● EXERCISE DIRECTIONS: Retype the whole listing, please, keeping every line exact and dropping the pictures.

====

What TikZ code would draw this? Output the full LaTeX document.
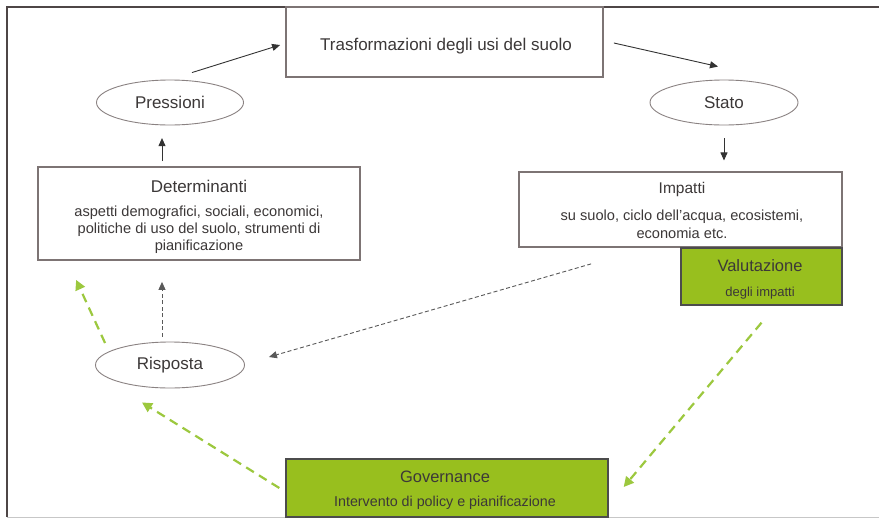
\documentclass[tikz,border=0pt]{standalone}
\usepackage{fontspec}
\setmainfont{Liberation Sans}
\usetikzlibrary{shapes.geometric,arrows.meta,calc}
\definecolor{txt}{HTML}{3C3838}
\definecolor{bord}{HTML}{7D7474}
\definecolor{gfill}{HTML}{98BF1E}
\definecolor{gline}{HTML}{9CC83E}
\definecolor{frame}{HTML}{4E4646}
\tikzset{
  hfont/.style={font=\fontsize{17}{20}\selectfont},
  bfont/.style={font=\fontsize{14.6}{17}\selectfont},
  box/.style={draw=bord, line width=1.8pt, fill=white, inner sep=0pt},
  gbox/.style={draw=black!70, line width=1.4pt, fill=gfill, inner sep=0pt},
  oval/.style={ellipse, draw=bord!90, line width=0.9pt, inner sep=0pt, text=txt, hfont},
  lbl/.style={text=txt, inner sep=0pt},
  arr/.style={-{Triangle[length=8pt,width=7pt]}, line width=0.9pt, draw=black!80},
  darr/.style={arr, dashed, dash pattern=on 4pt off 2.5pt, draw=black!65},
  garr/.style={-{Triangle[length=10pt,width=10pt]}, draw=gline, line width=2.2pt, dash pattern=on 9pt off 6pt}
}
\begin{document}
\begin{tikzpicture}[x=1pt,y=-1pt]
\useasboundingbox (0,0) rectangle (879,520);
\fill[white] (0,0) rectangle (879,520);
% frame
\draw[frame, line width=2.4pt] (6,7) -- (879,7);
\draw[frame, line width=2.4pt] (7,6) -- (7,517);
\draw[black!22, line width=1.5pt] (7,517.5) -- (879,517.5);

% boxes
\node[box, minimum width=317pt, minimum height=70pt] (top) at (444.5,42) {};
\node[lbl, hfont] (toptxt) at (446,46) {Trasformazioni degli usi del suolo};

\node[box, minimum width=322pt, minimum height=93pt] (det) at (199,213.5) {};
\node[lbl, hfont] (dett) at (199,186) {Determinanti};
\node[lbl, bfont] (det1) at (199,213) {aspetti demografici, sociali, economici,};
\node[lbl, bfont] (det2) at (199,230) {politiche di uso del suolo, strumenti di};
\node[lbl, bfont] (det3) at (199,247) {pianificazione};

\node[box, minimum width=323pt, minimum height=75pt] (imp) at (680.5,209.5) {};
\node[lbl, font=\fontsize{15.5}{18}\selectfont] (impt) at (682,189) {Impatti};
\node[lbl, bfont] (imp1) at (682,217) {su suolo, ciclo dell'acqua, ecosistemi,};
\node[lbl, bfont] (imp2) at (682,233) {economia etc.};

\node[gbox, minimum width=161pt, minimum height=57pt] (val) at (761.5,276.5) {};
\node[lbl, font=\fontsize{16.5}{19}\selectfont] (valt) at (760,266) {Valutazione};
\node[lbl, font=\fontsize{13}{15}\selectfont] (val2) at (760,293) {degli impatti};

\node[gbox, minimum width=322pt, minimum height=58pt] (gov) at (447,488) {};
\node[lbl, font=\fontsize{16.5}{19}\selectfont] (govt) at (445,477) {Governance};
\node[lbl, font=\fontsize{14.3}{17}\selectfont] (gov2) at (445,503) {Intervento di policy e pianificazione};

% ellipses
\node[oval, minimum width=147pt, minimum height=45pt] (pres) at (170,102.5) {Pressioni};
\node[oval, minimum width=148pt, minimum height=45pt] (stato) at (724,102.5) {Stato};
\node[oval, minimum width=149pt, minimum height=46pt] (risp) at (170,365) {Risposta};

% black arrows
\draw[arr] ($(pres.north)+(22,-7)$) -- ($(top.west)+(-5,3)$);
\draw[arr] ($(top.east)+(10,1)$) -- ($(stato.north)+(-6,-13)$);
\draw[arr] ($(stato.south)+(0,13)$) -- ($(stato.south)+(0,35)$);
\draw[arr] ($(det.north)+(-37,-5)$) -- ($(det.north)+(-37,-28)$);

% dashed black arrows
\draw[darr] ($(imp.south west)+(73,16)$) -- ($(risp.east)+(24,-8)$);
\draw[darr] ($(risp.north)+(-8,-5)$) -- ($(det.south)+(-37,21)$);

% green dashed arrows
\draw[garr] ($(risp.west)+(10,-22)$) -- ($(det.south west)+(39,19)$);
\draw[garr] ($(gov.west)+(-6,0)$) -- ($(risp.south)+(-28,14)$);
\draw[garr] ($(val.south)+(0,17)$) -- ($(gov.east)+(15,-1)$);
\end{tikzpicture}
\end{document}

====

● SOLUTION BELOW:
What TikZ code would draw this? Output the full LaTeX document.
\documentclass[tikz,border=0pt]{standalone}
\usepackage{fontspec}
\setmainfont{Liberation Sans}
\usetikzlibrary{shapes.geometric,arrows.meta,calc}
\definecolor{txt}{HTML}{3C3838}
\definecolor{bord}{HTML}{7D7474}
\definecolor{gfill}{HTML}{98BF1E}
\definecolor{gline}{HTML}{9CC83E}
\definecolor{frame}{HTML}{4E4646}
\tikzset{
  hfont/.style={font=\fontsize{17}{20}\selectfont},
  bfont/.style={font=\fontsize{14.6}{17}\selectfont},
  box/.style={draw=bord, line width=1.8pt, fill=white, inner sep=0pt},
  gbox/.style={draw=black!70, line width=1.4pt, fill=gfill, inner sep=0pt},
  oval/.style={ellipse, draw=bord!90, line width=0.9pt, inner sep=0pt, text=txt, hfont},
  lbl/.style={text=txt, inner sep=0pt},
  arr/.style={-{Triangle[length=8pt,width=7pt]}, line width=0.9pt, draw=black!80},
  darr/.style={arr, dashed, dash pattern=on 4pt off 2.5pt, draw=black!65},
  garr/.style={-{Triangle[length=10pt,width=10pt]}, draw=gline, line width=2.2pt, dash pattern=on 9pt off 6pt}
}
\begin{document}
\begin{tikzpicture}[x=1pt,y=-1pt]
\useasboundingbox (0,0) rectangle (879,520);
\fill[white] (0,0) rectangle (879,520);
% frame
\draw[frame, line width=2.4pt] (6,7) -- (879,7);
\draw[frame, line width=2.4pt] (7,6) -- (7,517);
\draw[black!22, line width=1.5pt] (7,517.5) -- (879,517.5);

% boxes
\node[box, minimum width=317pt, minimum height=70pt] (top) at (444.5,42) {};
\node[lbl, hfont] (toptxt) at (446,46) {Trasformazioni degli usi del suolo};

\node[box, minimum width=322pt, minimum height=93pt] (det) at (199,213.5) {};
\node[lbl, hfont] (dett) at (199,186) {Determinanti};
\node[lbl, bfont] (det1) at (199,213) {aspetti demografici, sociali, economici,};
\node[lbl, bfont] (det2) at (199,230) {politiche di uso del suolo, strumenti di};
\node[lbl, bfont] (det3) at (199,247) {pianificazione};

\node[box, minimum width=323pt, minimum height=75pt] (imp) at (680.5,209.5) {};
\node[lbl, font=\fontsize{15.5}{18}\selectfont] (impt) at (682,189) {Impatti};
\node[lbl, bfont] (imp1) at (682,217) {su suolo, ciclo dell'acqua, ecosistemi,};
\node[lbl, bfont] (imp2) at (682,233) {economia etc.};

\node[gbox, minimum width=161pt, minimum height=57pt] (val) at (761.5,276.5) {};
\node[lbl, font=\fontsize{16.5}{19}\selectfont] (valt) at (760,266) {Valutazione};
\node[lbl, font=\fontsize{13}{15}\selectfont] (val2) at (760,293) {degli impatti};

\node[gbox, minimum width=322pt, minimum height=58pt] (gov) at (447,488) {};
\node[lbl, font=\fontsize{16.5}{19}\selectfont] (govt) at (445,477) {Governance};
\node[lbl, font=\fontsize{14.3}{17}\selectfont] (gov2) at (445,503) {Intervento di policy e pianificazione};

% ellipses
\node[oval, minimum width=147pt, minimum height=45pt] (pres) at (170,102.5) {Pressioni};
\node[oval, minimum width=148pt, minimum height=45pt] (stato) at (724,102.5) {Stato};
\node[oval, minimum width=149pt, minimum height=46pt] (risp) at (170,365) {Risposta};

% black arrows
\draw[arr] ($(pres.north)+(22,-7)$) -- ($(top.west)+(-5,3)$);
\draw[arr] ($(top.east)+(10,1)$) -- ($(stato.north)+(-6,-13)$);
\draw[arr] ($(stato.south)+(0,13)$) -- ($(stato.south)+(0,35)$);
\draw[arr] ($(det.north)+(-37,-5)$) -- ($(det.north)+(-37,-28)$);

% dashed black arrows
\draw[darr] ($(imp.south west)+(73,16)$) -- ($(risp.east)+(24,-8)$);
\draw[darr] ($(risp.north)+(-8,-5)$) -- ($(det.south)+(-37,21)$);

% green dashed arrows
\draw[garr] ($(risp.west)+(10,-22)$) -- ($(det.south west)+(39,19)$);
\draw[garr] ($(gov.west)+(-6,0)$) -- ($(risp.south)+(-28,14)$);
\draw[garr] ($(val.south)+(0,17)$) -- ($(gov.east)+(15,-1)$);
\end{tikzpicture}
\end{document}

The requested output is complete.